As recommendations to the justice system, the NCJA says that "early identification and treatment, law enforcement and correctional officer training, provision of housing, adequate discharge medication amounts, and standardized assessment and diagnostic tools" are necessary for inmates who are mentally ill. Policy makers, law enforcement, and mental health providers should work together to determine what practices and methods of implementation are most effective in dealing with mentally ill inmates.

===Tribal Nations and the Criminal Justice System===
The NCJA is an advocate for the respect of tribal justice systems and tribal nations’ sovereignty. "Criminal justice and tribal justice systems should cooperate in matters of mutual concern, on an individual tribal basis, as appropriate." Governments should work with tribal governments based on their individual and cultural needs.

==Role in Criminal Justice Policy==
===Public Policy Liaison===
The primary role of the NCJA in public policy is as a liaison between federal and state, local, and tribal government for criminal justice issues. Expressing state, local, and tribal concerns to the federal government to prevent and reduce the harmful effects of criminal and delinquent behavior is a part of its mission statement.

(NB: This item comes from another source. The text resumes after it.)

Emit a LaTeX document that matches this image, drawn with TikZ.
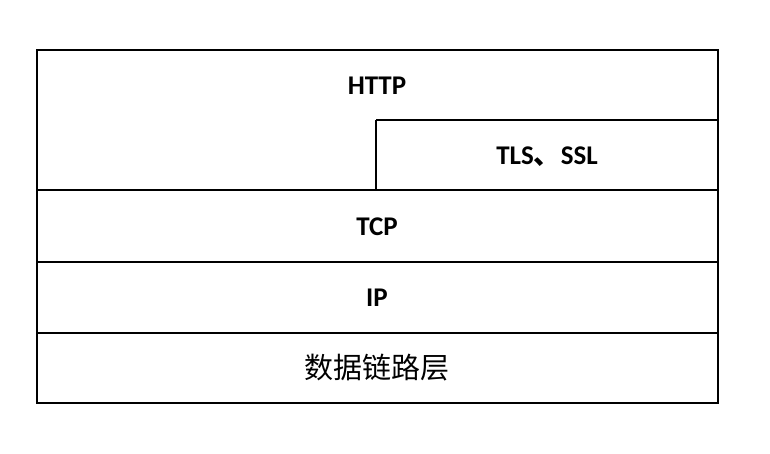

====Identifying Promising Practices====
The NCJA actively "seeks exemplary programs that significantly improve the administration of justice." An example of a program that has received an award from the NCJA is the Berks County (PA) Community Reentry Program.

===Membership===
The NCJA primarily serves their organization's members through benefits such as the Justice Bulletin, a weekly news letter detailing congressional updates and criminal justice research; Connect2Grants, a weekly publishing and searchable, comprehensive database of the availability of funding for criminal justice initiatives; and through National Conferences and Policy Forums, which allow for networking among criminal justice practitioners, updates on emerging criminal justice issues and practices, and information on criminal justice policy, among other things.